What is required >>
Can you output the material exactly as written, minus any pictures it holds?

Data excerpt >>
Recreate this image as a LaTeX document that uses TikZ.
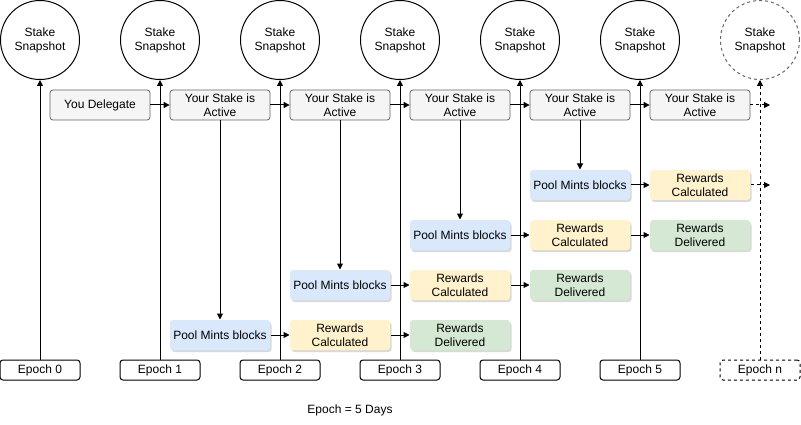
\documentclass[tikz,border=0pt]{standalone}
\usepackage{fontspec}
\setmainfont{Liberation Sans}
\usetikzlibrary{arrows.meta,calc,positioning,shadows}
\definecolor{greyfill}{HTML}{F5F5F5}
\definecolor{greyline}{HTML}{666666}
\definecolor{mintfill}{HTML}{DAE8FC}
\definecolor{calcfill}{HTML}{FFF2CC}
\definecolor{paidfill}{HTML}{D5E8D4}

\begin{document}
\begin{tikzpicture}[x=1pt,y=-1pt,>={Triangle[length=6pt,width=6pt]},line width=1pt,
    font=\fontsize{12pt}{14pt}\selectfont,
    snap/.style={circle,draw,minimum size=79pt,inner sep=0pt,align=center},
    epochbox/.style={draw,rounded corners=3pt,minimum width=80pt,minimum height=20pt,inner sep=0pt},
    stage/.style={draw=greyline,line width=0.8pt,fill=greyfill,rounded corners=3pt,
        minimum width=100pt,minimum height=30pt,inner sep=0pt,align=center},
    shadowbox/.style={rounded corners=3pt,minimum width=100pt,minimum height=30pt,inner sep=0pt,
        align=center,drop shadow={shadow xshift=1.5pt,shadow yshift=-2pt,opacity=0.3}},
    mint/.style={shadowbox,fill=mintfill},
    calc/.style={shadowbox,fill=calcfill},
    paid/.style={shadowbox,fill=paidfill}]
    \useasboundingbox (0,0) rectangle (801,425);

    % epochs and snapshots
    \foreach \i in {0,...,5} {
        \node[snap] (S\i) at (40+120*\i,40) {Stake\\Snapshot};
        \node[epochbox] (E\i) at (40+120*\i,370) {Epoch \i};
        \draw[->] (E\i) -- (S\i);
    }
    \node[snap,dashed,draw=greyline] (Sn) at (760,40) {Stake\\Snapshot};
    \node[epochbox,dashed] (En) at (760,370) {Epoch n};
    \draw[->,dashed] (En) -- (Sn);

    % delegation line
    \node[stage] (D) at (100,105) {You Delegate};
    \foreach \i in {1,...,5}
        \node[stage] (A\i) at (100+120*\i,105) {Your Stake is\\Active};
    \draw[->] (D) -- (A1);
    \foreach \i [count=\j from 2] in {1,...,4}
        \draw[->] (A\i) -- (A\j);
    \coordinate (Aend) at (770,105);
    \draw[->,dashed] (A5) -- (Aend);

    % pool rows
    \foreach \i in {1,...,4} {
        \node[mint] (P\i) at (100+120*\i,385-50*\i) {Pool Mints blocks};
        \node[calc] (C\i) at (220+120*\i,385-50*\i) {Rewards\\Calculated};
        \draw[->] (A\i) -- (P\i);
        \draw[->] (P\i) -- (C\i);
    }
    \foreach \i in {1,...,3} {
        \node[paid] (R\i) at (340+120*\i,385-50*\i) {Rewards\\Delivered};
        \draw[->] (C\i) -- (R\i);
    }
    \coordinate (Cend) at (770,185);
    \draw[->,dashed] (C4) -- (Cend);

    \node (note) at (350,410) {Epoch = 5 Days};
\end{tikzpicture}
\end{document}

Task output >>
Recreate this image as a LaTeX document that uses TikZ.
\documentclass[tikz,border=0pt]{standalone}
\usepackage{fontspec}
\setmainfont{Liberation Sans}
\usetikzlibrary{arrows.meta,calc,positioning,shadows}
\definecolor{greyfill}{HTML}{F5F5F5}
\definecolor{greyline}{HTML}{666666}
\definecolor{mintfill}{HTML}{DAE8FC}
\definecolor{calcfill}{HTML}{FFF2CC}
\definecolor{paidfill}{HTML}{D5E8D4}

\begin{document}
\begin{tikzpicture}[x=1pt,y=-1pt,>={Triangle[length=6pt,width=6pt]},line width=1pt,
    font=\fontsize{12pt}{14pt}\selectfont,
    snap/.style={circle,draw,minimum size=79pt,inner sep=0pt,align=center},
    epochbox/.style={draw,rounded corners=3pt,minimum width=80pt,minimum height=20pt,inner sep=0pt},
    stage/.style={draw=greyline,line width=0.8pt,fill=greyfill,rounded corners=3pt,
        minimum width=100pt,minimum height=30pt,inner sep=0pt,align=center},
    shadowbox/.style={rounded corners=3pt,minimum width=100pt,minimum height=30pt,inner sep=0pt,
        align=center,drop shadow={shadow xshift=1.5pt,shadow yshift=-2pt,opacity=0.3}},
    mint/.style={shadowbox,fill=mintfill},
    calc/.style={shadowbox,fill=calcfill},
    paid/.style={shadowbox,fill=paidfill}]
    \useasboundingbox (0,0) rectangle (801,425);

    % epochs and snapshots
    \foreach \i in {0,...,5} {
        \node[snap] (S\i) at (40+120*\i,40) {Stake\\Snapshot};
        \node[epochbox] (E\i) at (40+120*\i,370) {Epoch \i};
        \draw[->] (E\i) -- (S\i);
    }
    \node[snap,dashed,draw=greyline] (Sn) at (760,40) {Stake\\Snapshot};
    \node[epochbox,dashed] (En) at (760,370) {Epoch n};
    \draw[->,dashed] (En) -- (Sn);

    % delegation line
    \node[stage] (D) at (100,105) {You Delegate};
    \foreach \i in {1,...,5}
        \node[stage] (A\i) at (100+120*\i,105) {Your Stake is\\Active};
    \draw[->] (D) -- (A1);
    \foreach \i [count=\j from 2] in {1,...,4}
        \draw[->] (A\i) -- (A\j);
    \coordinate (Aend) at (770,105);
    \draw[->,dashed] (A5) -- (Aend);

    % pool rows
    \foreach \i in {1,...,4} {
        \node[mint] (P\i) at (100+120*\i,385-50*\i) {Pool Mints blocks};
        \node[calc] (C\i) at (220+120*\i,385-50*\i) {Rewards\\Calculated};
        \draw[->] (A\i) -- (P\i);
        \draw[->] (P\i) -- (C\i);
    }
    \foreach \i in {1,...,3} {
        \node[paid] (R\i) at (340+120*\i,385-50*\i) {Rewards\\Delivered};
        \draw[->] (C\i) -- (R\i);
    }
    \coordinate (Cend) at (770,185);
    \draw[->,dashed] (C4) -- (Cend);

    \node (note) at (350,410) {Epoch = 5 Days};
\end{tikzpicture}
\end{document}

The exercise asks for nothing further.